Put in the heavy rocks first – and that means daily! Which loosely translates to do the hard stuff first to ensure your discipline to complete the tactics that make a difference.
Every week, the Revenue Team gathers in front of the Top Prospect Board, CRM binder open, to ask the same questions about each Prospect: What do we know? What do we need to find out? What is the next line of inquiry? What is the next step? The answers to those questions drive the cycle of follow-up.

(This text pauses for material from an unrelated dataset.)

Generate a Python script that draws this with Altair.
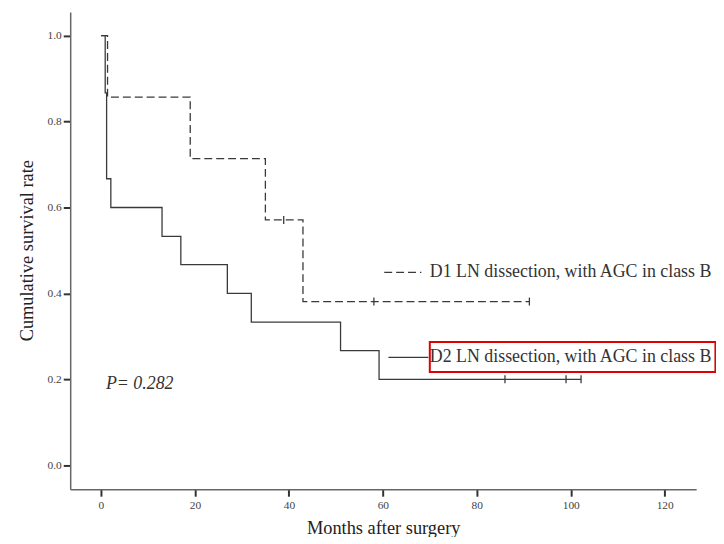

For Prospects who have gone truly quiet — those not responding to any attempts — move them to the inactive database and maintain passive, quarterly contact: digital newsletters, annual open house invitations, seasonal events. The relationship does not end. It simply changes tempo.
Key Points
- Customer Relationship Management is not optional — it is required for occupancy success.
- CRM can be paper or digital; what matters is that it functions as an active sales tool.
- Your next Resident is already in your database — the work is staying in relationship with them.
- Creative follow-up is only effective when it is purposeful and personalized to each individual.
- The follow-up cycle moves through 2 days, 2 weeks, and 2 months — restarting after every in-person contact.
- Top performers conduct 10 times as many home visits as average performers.
- The General Manager is the leader of sales; the weekly sales meeting is the planning engine.
Simple. Relentless. Relationship-First
The 2-2-2 system is not hard. It is not complicated. In fact, it's so simple it is sometimes overlooked as a critical point for success.
What it requires is consistency — and the belief that the person on the other end of your follow-up call is worth the effort, regardless of where they are in their journey.
The seniors who move into your residence next are not strangers. They are already in your database. Go find them.